The country's exports in yuan-denominated terms rose 11.2 percent year on year in July, compared with the 17.3-percent growth in June, customs data showed Tuesday.

Imports increased 14.7 percent, slowing from 23.1 percent in June, the weakest monthly growth so far this year.

A higher base, currency appreciation and falling commodities prices were behind the slower trade growth, and these factors will continue to drag down trade growth in the second half of this year, analysts said.

However, even with growth trending down, the country is still likely to see its first positive growth in annual foreign trade since 2014.

Diminishing overseas orders led to a 7-percent dip in China's foreign trade in 2015 and a 0.9-percent decline in 2016. In the first seven months of this year, foreign trade surged 18.5 percent year on year as US and European economies improved.

"We maintain our outlook that the second-half trade growth will slow from the first half, but trade growth for the whole year will be steady and support the overall economy," said Liu Xuezhi, a researcher with the Bank of Communications (BOCOM).

Recovering foreign demand has driven China's export growth in recent months, he said.

The fundamentals of foreign trade remained positive, said Huang Songping, spokesperson for the General Administration of Customs.

"Without big risks, foreign trade will continue to stabilize and maintain growth in the second half," Huang said.

The International Monetary Fund in July maintained its forecast of global growth at 3.5 percent for 2017, an acceleration from the 3.1-percent growth last year.

Despite a slowdown in the speed of expansion, total foreign trade reached 2.32 trillion yuan ($346 billion) in July, the third largest this year following that in May and June.

BOCOM chief economist Lian Ping cautioned that rising protectionism and uncertainty in international demand could pare export growth in the future, but expected exports for the entire year to be "in much better condition" than the previous two years.

The yuan's appreciation could also put downside pressure on export growth.

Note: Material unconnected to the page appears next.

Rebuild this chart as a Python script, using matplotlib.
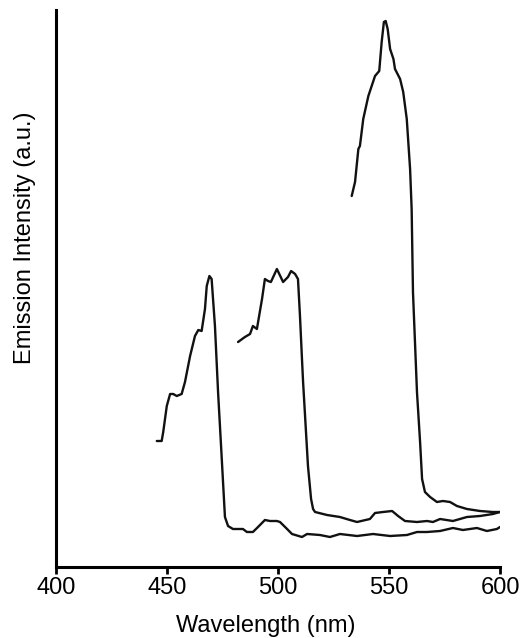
import matplotlib
matplotlib.use("Agg")
import matplotlib.pyplot as plt

plt.rcParams['font.family'] = ['Liberation Sans', 'DejaVu Sans']

# emission spectra (wavelength in nm, intensity in a.u.)
wl_a = [445.4, 447.6, 448.3, 449.9, 451.4, 452.8, 454.4, 456.6, 458.1, 460.4,
        462.6, 464.1, 465.6, 467.1, 467.9, 469.1, 470.1, 471.6, 473.0, 474.5,
        476.1, 477.5, 479.7, 484.2, 486.0, 488.7, 491.0, 494.1, 496.4, 499.5,
        500.9, 504.1, 506.3, 510.8, 513.1, 518.9, 523.4, 527.9, 535.6, 542.8,
        550.5, 558.1, 562.6, 567.1, 573.0, 578.8, 583.3, 589.6, 594.1, 598.6,
        600.0]
int_a = [126, 126, 135, 161, 173, 173, 171, 173, 185, 211,
         231, 237, 236, 258, 281, 291, 288, 241, 175, 115,
         50, 41, 38, 38, 35, 35, 40, 47, 46, 46,
         45, 38, 33, 30, 33, 32, 30, 33, 31, 33,
         31, 32, 35, 35, 36, 39, 37, 39, 36, 38,
         40]

wl_b = [482.0, 485.1, 487.4, 488.7, 490.5, 492.8, 494.1, 495.5, 496.8, 499.5,
        502.3, 504.5, 505.9, 507.7, 509.0, 509.9, 510.8, 511.3, 513.5, 514.9,
        515.8, 516.7, 522.1, 527.9, 532.4, 535.6, 541.4, 543.7, 547.3, 551.4,
        554.1, 557.2, 562.6, 567.1, 569.8, 573.0, 578.8, 585.1, 591.0, 596.8,
        600.0]
int_b = [225, 230, 233, 241, 238, 268, 288, 286, 285, 298,
         285, 290, 296, 293, 288, 251, 208, 185, 101, 68,
         58, 55, 52, 50, 47, 45, 48, 54, 55, 56,
         51, 46, 45, 46, 45, 48, 46, 50, 51, 53,
         55]

wl_c = [533.2, 534.7, 536.2, 536.9, 538.4, 540.7, 542.2, 543.7, 545.6, 546.7,
        547.7, 548.5, 549.4, 550.5, 552.0, 552.7, 555.0, 556.4, 558.0, 559.5,
        560.2, 560.8, 562.6, 564.0, 564.9, 566.2, 568.5, 571.6, 574.3, 577.5,
        580.6, 585.1, 591.0, 596.8, 600.0]
int_c = [371, 385, 418, 421, 448, 471, 481, 491, 496, 525,
         545, 546, 538, 518, 508, 498, 488, 475, 448, 398,
         358, 275, 175, 125, 88, 75, 70, 65, 66, 65,
         61, 58, 56, 55, 55]

xticks = [400, 450, 500, 550, 600]

fig = plt.figure(figsize=(5.26, 6.38), dpi=100)
ax = fig.add_axes([56 / 526, 71 / 638, 444 / 526, 557 / 638])

for wl, inten in [(wl_a, int_a), (wl_b, int_b), (wl_c, int_c)]:
    ax.plot(wl, inten, color='#111111', lw=1.7,
            solid_joinstyle='round', solid_capstyle='round')

ax.set_xlim(400, 600)
ax.set_ylim(0, 557)
ax.set_xticks(xticks)
ax.set_yticks([])
ax.spines['top'].set_visible(False)
ax.spines['right'].set_visible(False)
ax.spines['left'].set_linewidth(2.2)
ax.spines['bottom'].set_linewidth(2.2)
ax.tick_params(axis='x', direction='out', length=5, width=2, labelsize=17, pad=2)
ax.set_xlabel('Wavelength (nm)', fontsize=17, va='center')
ax.xaxis.set_label_coords((266 - 56) / 444, -0.106)
fig.text(25 / 526, 1 - 238 / 638, 'Emission Intensity (a.u.)', rotation=90,
         fontsize=17, ha='center', va='center')

fig.savefig('out.png', dpi=100)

The yuan had appreciated 2.2 percent against the dollar as of July since the end of 2016, according to a report from Nomura Securities.

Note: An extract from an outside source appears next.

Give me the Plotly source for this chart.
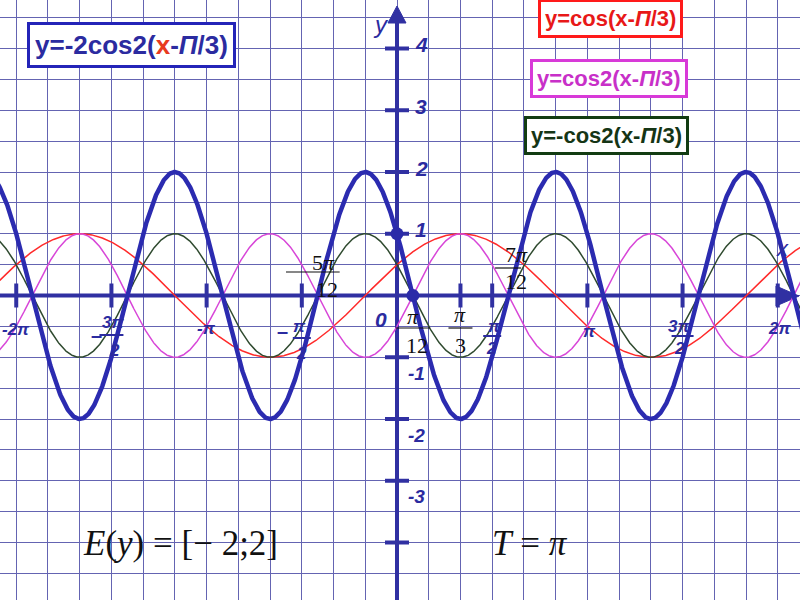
import numpy as np
import plotly.graph_objects as go

PI = np.pi

# ---- data: the four graphed functions  y = amp * cos(freq * (x - shift))
curve_names = ["y=cos(x-П/3)", "y=cos2(x-П/3)", "y=-cos2(x-П/3)", "y=-2cos2(x-П/3)"]
curve_amp = [1, 1, -1, -2]
curve_freq = [1, 2, 2, 2]
curve_shift = [PI / 3, PI / 3, PI / 3, PI / 3]
curve_colors = ["#ff2a2a", "#d846d8", "#2f4a2f", "#2b2bb0"]
curve_widths = [1.5, 1.5, 1.5, 4.5]

# marked points on the thick curve
dot_x = [0, PI / 12]
dot_y = [1, 0]

# axis ticks
x_tick_vals = [-2 * PI, -1.5 * PI, -PI, -0.5 * PI, PI / 3, 0.5 * PI, PI, 1.5 * PI, 2 * PI]
y_tick_vals = [4, 3, 2, 1, -1, -2, -3, -4]
y_tick_labels = ["4", "3", "2", "1", "-1", "-2", "-3", "-4"]

# ---- pixel geometry of the sheet
X0PX, UX = 397.0, 60.6
Y0PX, UY = 295.5, 61.75
W, H = 800, 600


def dx(px):
    return (px - X0PX) / UX


def dy(py):
    return (Y0PX - py) / UY


xr = [dx(0), dx(W)]
yr = [dy(H), dy(0)]

AXC = "#3030a2"
GRID = "#6464b2"

fig = go.Figure()

xs = np.linspace(xr[0] - 0.1, xr[1] + 0.1, 1500)
for name, a, f, s, c, w in zip(curve_names, curve_amp, curve_freq, curve_shift, curve_colors, curve_widths):
    fig.add_trace(go.Scatter(x=xs, y=a * np.cos(f * (xs - s)), mode="lines",
                             line=dict(color=c, width=w), name=name, hoverinfo="skip"))

fig.add_trace(go.Scatter(x=dot_x, y=dot_y, mode="markers",
                         marker=dict(size=13, color="#2b2ba8"), hoverinfo="skip"))

shapes = []
# axes lines
shapes.append(dict(type="line", x0=xr[0], x1=dx(780), y0=0, y1=0,
                   line=dict(color=AXC, width=4), layer="between"))
shapes.append(dict(type="line", x0=0, x1=0, y0=yr[0], y1=dy(20),
                   line=dict(color=AXC, width=4), layer="between"))
# arrow heads
shapes.append(dict(type="path",
                   path=f"M {dx(776)} {dy(286)} L {dx(799)} {dy(296)} L {dx(776)} {dy(306)} Z",
                   fillcolor=AXC, line=dict(color=AXC, width=1), layer="between"))
shapes.append(dict(type="path",
                   path=f"M {dx(388)} {dy(23)} L {dx(397)} {dy(6)} L {dx(406)} {dy(23)} Z",
                   fillcolor=AXC, line=dict(color=AXC, width=1), layer="between"))
# tick marks
for v in x_tick_vals:
    shapes.append(dict(type="line", x0=v, x1=v, y0=-12 / UY, y1=12 / UY,
                       line=dict(color=AXC, width=4), layer="between"))
for v in y_tick_vals:
    shapes.append(dict(type="line", x0=-12 / UX, x1=12 / UX, y0=v, y1=v,
                       line=dict(color=AXC, width=4), layer="between"))

ann = []


def lab(x, text, xs=0, ys=0, size=17, color="#2b2ba0", y=0, fam="Arial, Liberation Sans"):
    ann.append(dict(x=x, y=y, xref="x", yref="y", text=text, showarrow=False,
                    xanchor="center", yanchor="middle",
                    xshift=xs, yshift=ys, font=dict(family=fam, size=size, color=color)))


def bar(x, px_y, half, color="#2b2ba0", width=2):
    shapes.append(dict(type="line", x0=x - half / UX, x1=x + half / UX,
                       y0=dy(px_y), y1=dy(px_y), line=dict(color=color, width=width)))


# y tick labels
for v, t in zip(y_tick_vals, y_tick_labels):
    if v > 0:
        lab(0, f"<b><i>{t}</i></b>", xs=24, ys=4, size=21, y=v)
    elif v > -4:
        lab(0, f"<b><i>{t}</i></b>", xs=19, ys=-16, size=19, y=v)

# x tick labels
lab(-2 * PI, "<b><i>-2π</i></b>", xs=0, ys=-34)
lab(-PI, "<b><i>-π</i></b>", xs=0, ys=-33)
lab(PI, "<b><i>π</i></b>", xs=2, ys=-36)
lab(2 * PI, "<b><i>2π</i></b>", xs=2, ys=-33)
# fractions
lab(-1.5 * PI, "<b>–</b>", xs=-15, ys=-39, size=20)
lab(-1.5 * PI, "<b><i>3π</i></b>", xs=2, ys=-27)
bar(-1.5 * PI, 335, 12)
lab(-1.5 * PI, "<b><i>2</i></b>", xs=3, ys=-55)
lab(-0.5 * PI, "<b>–</b>", xs=-19, ys=-35, size=20)
lab(-0.5 * PI, "<b><i>π</i></b>", xs=-2, ys=-31)
bar(-0.5 * PI, 338, 9)
lab(-0.5 * PI, "<b><i>2</i></b>", xs=0, ys=-58)
lab(0.5 * PI, "<b><i>π</i></b>", xs=2, ys=-31)
bar(0.5 * PI, 336, 9)
lab(0.5 * PI, "<b><i>2</i></b>", xs=-1, ys=-53)
lab(1.5 * PI, "<b><i>3π</i></b>", xs=-4, ys=-31)
bar(1.5 * PI, 336, 11)
lab(1.5 * PI, "<b><i>2</i></b>", xs=-3, ys=-53)
lab(0, "<b><i>0</i></b>", xs=-16, ys=-24, size=21)
# axis names
lab(0, "<i>y</i>", xs=-16, ys=0, size=24, y=dy(24))
lab(dx(782), "<i>x</i>", xs=0, ys=0, size=22, y=dy(248))

# black math labels
SER = "Liberation Serif, Times New Roman, serif"
k = "#111111"
lab(-5 * PI / 12, "5<i>π</i>", xs=6, ys=33, size=22, color=k, fam=SER)
bar(-5 * PI / 12, 272, 22, color=k, width=1.2)
shapes[-1]["x0"] = dx(286)
lab(-5 * PI / 12, "12", xs=9, ys=6, size=22, color=k, fam=SER)
lab(PI / 12, "<i>π</i>", xs=0, ys=-21, size=22, color=k, fam=SER)
bar(PI / 12, 328, 17, color=k, width=1.2)
lab(PI / 12, "12", xs=4, ys=-50, size=22, color=k, fam=SER)
lab(PI / 3, "<i>π</i>", xs=0, ys=-19, size=22, color=k, fam=SER)
bar(PI / 3, 328, 12, color=k, width=1.2)
lab(PI / 3, "3", xs=0, ys=-50, size=22, color=k, fam=SER)
lab(7 * PI / 12, "7<i>π</i>", xs=8, ys=41, size=22, color=k, fam=SER)
bar(7 * PI / 12, 268, 13, color=k, width=1.2)
lab(7 * PI / 12, "12", xs=8, ys=14, size=22, color=k, fam=SER)

# bottom formulas
ann.append(dict(x=180 / W, y=1 - 543 / H, xref="paper", yref="paper", showarrow=False,
                xanchor="center", yanchor="middle",
                text="<i>E</i>(<i>y</i>) = [− 2;2]",
                font=dict(family=SER, size=35, color="#111111")))
ann.append(dict(x=530 / W, y=1 - 543 / H, xref="paper", yref="paper", showarrow=False,
                xanchor="center", yanchor="middle",
                text="<i>T</i> = <i>π</i>",
                font=dict(family=SER, size=35, color="#111111")))


# legend boxes
def box(cx, cy, text, color, tcolor, size, pad):
    ann.append(dict(x=cx / W, y=1 - cy / H, xref="paper", yref="paper", showarrow=False,
                    xanchor="center", yanchor="middle",
                    text=f"<b>{text}</b>", bgcolor="white", bordercolor=color, borderwidth=3,
                    borderpad=pad, font=dict(family="Arial, Liberation Sans", size=size, color=tcolor)))


box(131, 45, "y=-2cos2(<span style='color:#e83a20'>x</span>-<i>П</i>/3)", "#2424b8", "#2b2ba0", 26, 5)
box(610, 18, "y=cos(x-<i>П</i>/3)", "#ff1a1a", "#e81818", 22, 4)
box(609, 78, "y=cos2(x-<i>П</i>/3)", "#d83ad8", "#c830c8", 22, 4)
box(606, 135, "y=-cos2(x-<i>П</i>/3)", "#123c12", "#153515", 22, 4)

fig.update_layout(
    width=W, height=H, autosize=False,
    margin=dict(l=0, r=0, t=0, b=0),
    paper_bgcolor="white", plot_bgcolor="white",
    showlegend=False,
    shapes=shapes, annotations=ann,
    xaxis=dict(range=xr, showgrid=True, gridcolor=GRID, gridwidth=1.4, tick0=0, dtick=PI / 6,
               zeroline=False, showticklabels=False, ticks="", fixedrange=True),
    yaxis=dict(range=yr, showgrid=True, gridcolor=GRID, gridwidth=1.4, tick0=0, dtick=0.5,
               zeroline=False, showticklabels=False, ticks="", fixedrange=True),
)

fig.write_html("out.html", config={"displayModeBar": False},
               post_script="document.body.style.margin='0';document.body.style.padding='0';")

The central parity rate of the Chinese currency strengthened 109 basis points to 6.7075 against the US dollar Wednesday, the highest in 10 months.

Meanwhile, import growth might retreat to a single-digit rate in the second half over weaker commodities prices and milder domestic demand, Lian said.

A Ministry of Commerce (MOC) statement Wednesday called it "an onerous task" to tackle uncertainties and maintain the trade growth momentum, citing growing protectionism as well as factories and orders leaving China for lower-cost countries.

China needs to accelerate the upgrading of its foreign trade structure by developing high-tech, high-quality products and services, said Liu Jianying, researcher with the Chinese Academy of International Trade and Economic Cooperation.